YOUR TASK:
In the listing below, locate the lines that hold "this" and copy them.

Rows from a dataset of charts and code:

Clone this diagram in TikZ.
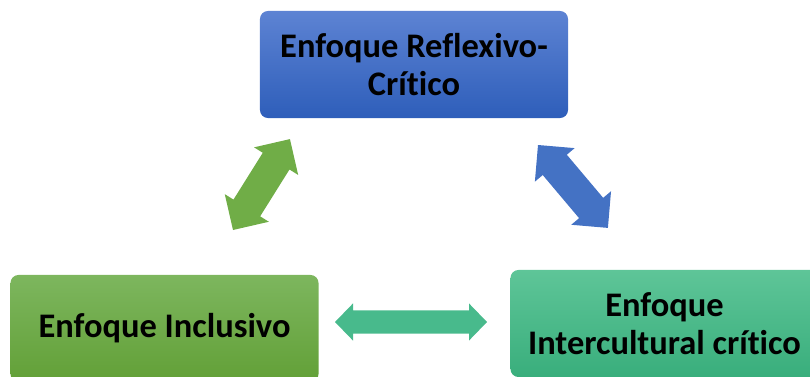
\documentclass[tikz,border=0pt]{standalone}
\usepackage{fontspec}
\setmainfont{Carlito}[Ligatures=NoCommon]
\usetikzlibrary{calc}

\definecolor{azulA}{RGB}{93,131,211}
\definecolor{azulB}{RGB}{46,94,186}
\definecolor{verdeA}{RGB}{125,182,94}
\definecolor{verdeB}{RGB}{98,160,55}
\definecolor{turqA}{RGB}{94,197,152}
\definecolor{turqB}{RGB}{57,174,124}
\definecolor{flechaverde}{RGB}{112,173,71}
\definecolor{flechaazul}{RGB}{68,114,196}
\definecolor{flechaturq}{RGB}{72,186,140}

\tikzset{
  enfoque/.style={rounded corners=0.2cm, minimum width=7.7cm, minimum height=2.675cm,
    align=center, inner sep=0pt, text=black,
    font=\bfseries\fontsize{24.5}{27}\selectfont}
}

% flecha doble: desde, hasta, color, medio ancho, media punta, largo punta
\newcommand{\flechadoble}[6]{%
  \fill[#3] let \p1=(#1), \p2=(#2), \n1={atan2(\y2-\y1,\x2-\x1)},
      \n2={veclen(\x2-\x1,\y2-\y1)} in
    [shift={(\p1)}, rotate=\n1]
    (0pt,0pt) -- (#6,#5) -- (#6,#4) -- (\n2-#6,#4) -- (\n2-#6,#5) -- (\n2+0pt,0pt)
    -- (\n2-#6,-#5) -- (\n2-#6,-#4) -- (#6,-#4) -- (#6,-#5) -- cycle;}

\begin{document}
\begin{tikzpicture}[x=0.025cm,y=-0.025cm]
  \useasboundingbox (0,0) rectangle (810,376);

  % cajas
  \node[enfoque, top color=azulA, bottom color=azulB] (reflexivo) at (414,64.5)
    {Enfoque Reflexivo-\\Crítico};
  \node[enfoque, top color=verdeA, bottom color=verdeB] (inclusivo) at (164.5,328.5)
    {Enfoque Inclusivo};
  \node[enfoque, top color=turqA, bottom color=turqB] (intercultural) at (664.5,323.5)
    {Enfoque\\Intercultural crítico};

  % extremos de las flechas
  \coordinate (vA) at (233,230);
  \coordinate (vB) at (290,139);
  \coordinate (aA) at (538,145);
  \coordinate (aB) at (608,228);
  \coordinate (tA) at (335,322);
  \coordinate (tB) at (487,322);

  % flechas dobles
  \flechadoble{vA}{vB}{flechaverde}{11.2pt}{18.5pt}{18.5pt}
  \flechadoble{aA}{aB}{flechaazul}{11.2pt}{18.5pt}{18.5pt}
  \flechadoble{tA}{tB}{flechaturq}{8.2pt}{13.2pt}{12.8pt}
\end{tikzpicture}
\end{document}
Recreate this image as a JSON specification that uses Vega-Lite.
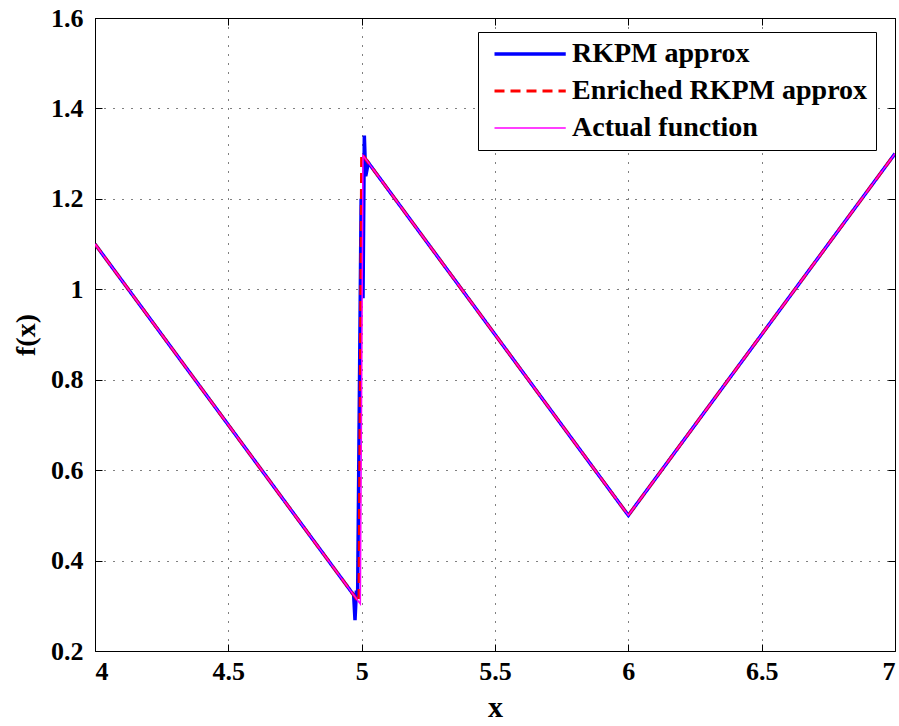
{
  "$schema": "https://vega.github.io/schema/vega-lite/v6.json",
  "width": 800,
  "height": 633,
  "autosize": {"type": "none"},
  "padding": {"left": 95, "top": 18, "right": 4, "bottom": 75},
  "background": "white",
  "config": {
    "view": {"stroke": "black", "strokeWidth": 1},
    "axis": {
      "labelFont": "Liberation Serif",
      "labelFontWeight": "bold",
      "labelFontSize": 26,
      "labelColor": "black",
      "titleFont": "Liberation Serif",
      "titleFontWeight": "bold",
      "titleColor": "black",
      "domain": false,
      "tickColor": "black",
      "tickWidth": 1,
      "gridColor": "black",
      "gridDash": [1, 8],
      "gridOpacity": 1,
      "gridWidth": 1
    },
    "legend": {
      "labelFont": "Liberation Serif",
      "labelFontWeight": "bold",
      "labelFontSize": 28,
      "labelColor": "black",
      "labelLimit": 500
    }
  },
  "data": {
    "values": [
      {"x": 4, "y": 1.1, "series": "RKPM approx"},
      {"x": 4.5, "y": 0.7, "series": "RKPM approx"},
      {"x": 4.96, "y": 0.332, "series": "RKPM approx"},
      {"x": 4.97, "y": 0.324, "series": "RKPM approx"},
      {"x": 4.975, "y": 0.268, "series": "RKPM approx"},
      {"x": 4.98, "y": 0.33, "series": "RKPM approx"},
      {"x": 4.985, "y": 0.33, "series": "RKPM approx"},
      {"x": 4.998, "y": 1.2, "series": "RKPM approx"},
      {"x": 5.005, "y": 0.98, "series": "RKPM approx"},
      {"x": 5.01, "y": 1.34, "series": "RKPM approx"},
      {"x": 5.015, "y": 1.25, "series": "RKPM approx"},
      {"x": 5.025, "y": 1.28, "series": "RKPM approx"},
      {"x": 5.5, "y": 0.9, "series": "RKPM approx"},
      {"x": 6, "y": 0.5, "series": "RKPM approx"},
      {"x": 6.5, "y": 0.9, "series": "RKPM approx"},
      {"x": 7, "y": 1.3, "series": "RKPM approx"},
      {"x": 4, "y": 1.1, "series": "Enriched RKPM approx"},
      {"x": 4.5, "y": 0.7, "series": "Enriched RKPM approx"},
      {"x": 4.99, "y": 0.308, "series": "Enriched RKPM approx"},
      {"x": 5.0, "y": 1.3, "series": "Enriched RKPM approx"},
      {"x": 5.5, "y": 0.9, "series": "Enriched RKPM approx"},
      {"x": 6, "y": 0.5, "series": "Enriched RKPM approx"},
      {"x": 6.5, "y": 0.9, "series": "Enriched RKPM approx"},
      {"x": 7, "y": 1.3, "series": "Enriched RKPM approx"},
      {"x": 4, "y": 1.1, "series": "Actual function"},
      {"x": 4.995, "y": 0.304, "series": "Actual function"},
      {"x": 5.005, "y": 1.296, "series": "Actual function"},
      {"x": 6, "y": 0.5, "series": "Actual function"},
      {"x": 7, "y": 1.3, "series": "Actual function"}
    ]
  },
  "layer": [
    {
      "mark": {"type": "line", "clip": true},
      "encoding": {
        "x": {
          "field": "x", "type": "quantitative",
          "scale": {"domain": [4, 7], "nice": false, "zero": false},
          "axis": {"orient": "bottom", "values": [4, 4.5, 5, 5.5, 6, 6.5, 7], "format": "~g", "offset": -7, "tickSize": 7, "labelPadding": 7, "title": "x", "titleFontSize": 30, "titlePadding": 8, "grid": true}
        },
        "y": {
          "field": "y", "type": "quantitative",
          "scale": {"domain": [0.2, 1.6], "nice": false, "zero": false},
          "axis": {"orient": "left", "values": [0.2, 0.4, 0.6, 0.8, 1, 1.2, 1.4, 1.6], "format": "~g", "offset": -7, "tickSize": 7, "labelPadding": 12, "title": "f(x)", "titleFontSize": 28, "titlePadding": 10, "grid": true}
        },
        "color": {
          "field": "series", "type": "nominal",
          "scale": {"domain": ["RKPM approx", "Enriched RKPM approx", "Actual function"], "range": ["#0000ff", "#ff0000", "#ff00ff"]},
          "legend": {
            "title": null, "orient": "none", "legendX": 383, "legendY": 14,
            "strokeColor": "black", "fillColor": "white", "padding": 8,
            "symbolType": "M-0.733,0H8.767", "symbolSize": 225, "labelOffset": 58, "rowPadding": 9
          }
        },
        "strokeDash": {
          "field": "series", "type": "nominal",
          "scale": {"domain": ["RKPM approx", "Enriched RKPM approx", "Actual function"], "range": [[1, 0], [10, 6], [1, 0]]},
          "legend": {
            "title": null, "orient": "none", "legendX": 383, "legendY": 14,
            "strokeColor": "black", "fillColor": "white", "padding": 8,
            "symbolType": "M-0.733,0H8.767", "symbolSize": 225, "labelOffset": 58, "rowPadding": 9
          }
        },
        "strokeWidth": {
          "field": "series", "type": "nominal",
          "scale": {"type": "ordinal", "domain": ["RKPM approx", "Enriched RKPM approx", "Actual function"], "range": [3.5, 3, 1.5]},
          "legend": {
            "title": null, "orient": "none", "legendX": 383, "legendY": 14,
            "strokeColor": "black", "fillColor": "white", "padding": 8,
            "symbolType": "M-0.733,0H8.767", "symbolSize": 225, "labelOffset": 58, "rowPadding": 9
          }
        }
      }
    },
    {
      "mark": {"type": "point", "opacity": 0},
      "encoding": {
        "x": {"field": "x", "type": "quantitative", "axis": {"orient": "top", "values": [4, 4.5, 5, 5.5, 6, 6.5, 7], "labels": false, "offset": -7, "tickSize": 7, "title": null, "grid": false}},
        "y": {"field": "y", "type": "quantitative", "axis": {"orient": "right", "values": [0.2, 0.4, 0.6, 0.8, 1, 1.2, 1.4, 1.6], "labels": false, "offset": -7, "tickSize": 7, "title": null, "grid": false}}
      }
    }
  ],
  "resolve": {"axis": {"x": "independent", "y": "independent"}}
}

WRITTEN RESPONSE:
Clone this diagram in TikZ.
Recreate this image as a JSON specification that uses Vega-Lite.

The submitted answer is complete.